Estádio Sagrada Esperança
- Interactive map of Estádio Sagrada Esperança
- Former names: Quintalão do Dundo
- Location: Dundo, Angola
- Owner: Sagrada Esperança
- Capacity: 8,000

Construction
- Renovated: February 24, 2003; 23 years ago March 5, 2008; 18 years ago

Tenant
- Sagrada Esperança

= Estádio Sagrada Esperança =

Football stadium in Dundo, Angola

Estádio Sagrada Esperança, formerly Quintalão do Dundo is a football stadium located at the Kamakenzo neighborhood in the city of Dundo, Angola. The stadium underwent a major rehabilitation in 2003 with the installation of a grass pitch to replace the dirt one.
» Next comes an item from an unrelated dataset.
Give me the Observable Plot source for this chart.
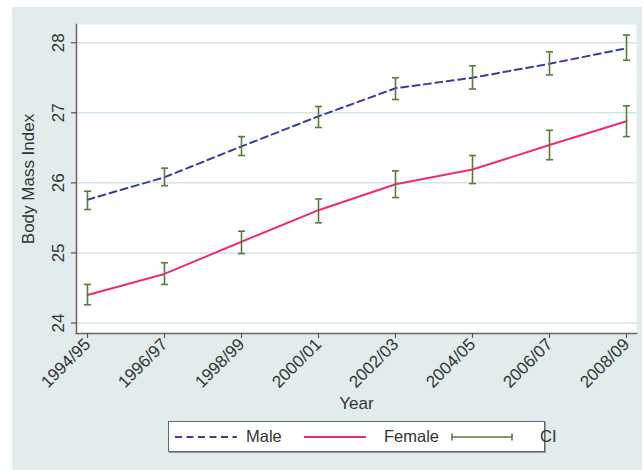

On March 5 2008, the stadium was further renovated. It is owned by and the home ground of Grupo Desportivo Sagrada Esperança. The stadium holds 8,000 people.

The stadium includes a gym, over 30 changing rooms, a 235-seat VIP stand, media, referee and athletes rooms and other administrative areas. Located in the Ngacumona neighborhood in Lunda Norte's capital city of Dundo, the stadium further includes a 100-car parking lot and four 12-spotlight lighting towers. A Hotel, which is also part of the stadium, has been built by Endiama in 2009.